Book shows a proof where a conclusion is reached of: $\neg r$. The next step says $\neg r \lor \neg s$ using the rule of disjunctive amplification. The rule of disjunctive amplification as I know it is $p \implies p \lor q$. I don't see how from this you can also say $\neg p \implies \neg p \lor \neg q$. I can see that the truth table is a tautology so I know it's true, I just don't see how to get there.

 

[hotvette]

Is this as simple as letting $p = \neg r$ and $q = \neg s$?

 

[TeethWhitener]

Is this as simple as letting $p = \neg r$ and $q = \neg s$?

Yes.

 

[hotvette]

Really? So this means I can take any of the logic Rules and just replace anything with its negative and vice versa and it is still valid?
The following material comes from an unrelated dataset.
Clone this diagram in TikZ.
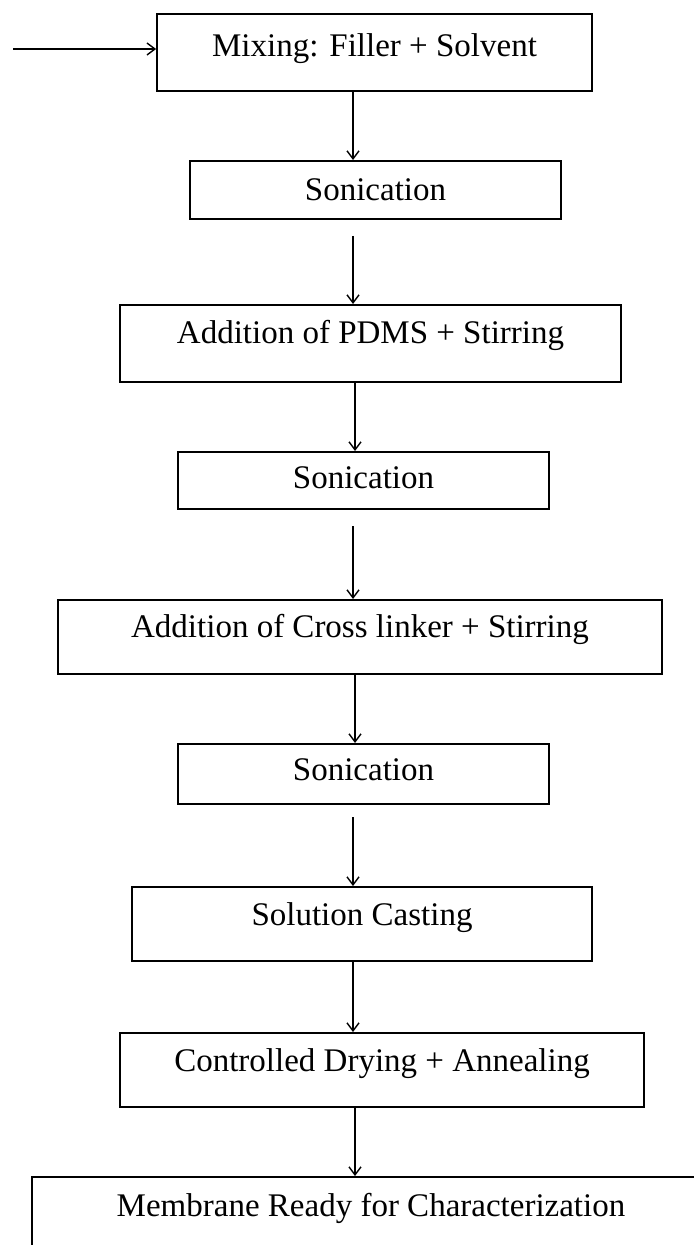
\documentclass[tikz,border=0pt]{standalone}
\usepackage{fontspec}
\setmainfont{Liberation Serif}
\usetikzlibrary{arrows.meta}
\tikzset{
  box/.style={draw=black, line width=0.9pt, rectangle, inner sep=0pt, anchor=north,
    font=\fontsize{16.5}{20}\selectfont, align=center},
  arr/.style={draw=black, line width=0.7pt, -{Straight Barb[length=4pt,width=6pt,line width=0.7pt]}}
}
\begin{document}
\begin{tikzpicture}[x=0.5pt,y=-0.5pt]
\useasboundingbox (0,0) rectangle (693,1245);
% boxes: anchor north at (center x, top)
\node[box, minimum width=217.5pt, text height=21.5pt, text depth=17pt] (b1) at (374.5,13) {Mixing: Filler + Solvent};
\node[box, minimum width=185.5pt, text height=20pt, text depth=9pt] (b2) at (375.5,160) {Sonication};
\node[box, minimum width=250.5pt, text height=19.5pt, text depth=19pt] (b3) at (370.5,304) {Addition of PDMS + Stirring};
\node[box, minimum width=185.5pt, text height=18.5pt, text depth=10pt] (b4) at (363.5,451) {Sonication};
\node[box, minimum width=302pt, text height=19pt, text depth=18pt] (b5) at (360,599) {Addition of Cross linker + Stirring};
\node[box, minimum width=185.5pt, text height=18.5pt, text depth=11.5pt] (b6) at (363.5,743) {Sonication};
\node[box, minimum width=230pt, text height=19.5pt, text depth=17.5pt] (b7) at (362,886) {Solution Casting};
\node[box, minimum width=262pt, text height=19.5pt, text depth=17.5pt] (b8) at (382,1032) {Controlled Drying + Annealing};
\node[box, minimum width=339pt, text height=20pt, text depth=27pt] (b9) at (371,1176) {Membrane Ready for Characterization};
% connector x positions and free ends
\coordinate (xa) at (353,0);
\coordinate (xb) at (355,0);
\coordinate (in) at (13,49);
\coordinate (s2) at (353,236);
\coordinate (s4) at (353,526);
\coordinate (s6) at (353,817);
% connectors
\draw[arr] (in) -- (in -| b1.west);
\draw[arr] (b1.south -| xa) -- (b2.north -| xa);
\draw[arr] (s2) -- (b3.north -| s2);
\draw[arr] (b3.south -| xb) -- (b4.north -| xb);
\draw[arr] (s4) -- (b5.north -| s4);
\draw[arr] (b5.south -| xb) -- (b6.north -| xb);
\draw[arr] (s6) -- (b7.north -| s6);
\draw[arr] (b7.south -| xa) -- (b8.north -| xa);
\draw[arr] (b8.south -| xb) -- (b9.north -| xb);
\end{tikzpicture}
\end{document}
Example of M. Ponens $[p \land (p \implies q] \implies q$ can be written as $[\neg p \land (\neg p \implies \neg q] \implies \neg q$? The book makes no mention of this. I wonder how we are expected to know...

 

[TeethWhitener]

$p$ is any proposition, including $\neg q$ (kind of. Technically it follows the law of substitution, but functionally it’s the same thing).

 

[TeethWhitener]

Think through it carefully. If you have $\neg p$ and $\neg p \implies \neg q$, why wouldn’t you have $\neg q$?

 

[hotvette]

Sure, that's just M. Ponens. Makes sense, thanks!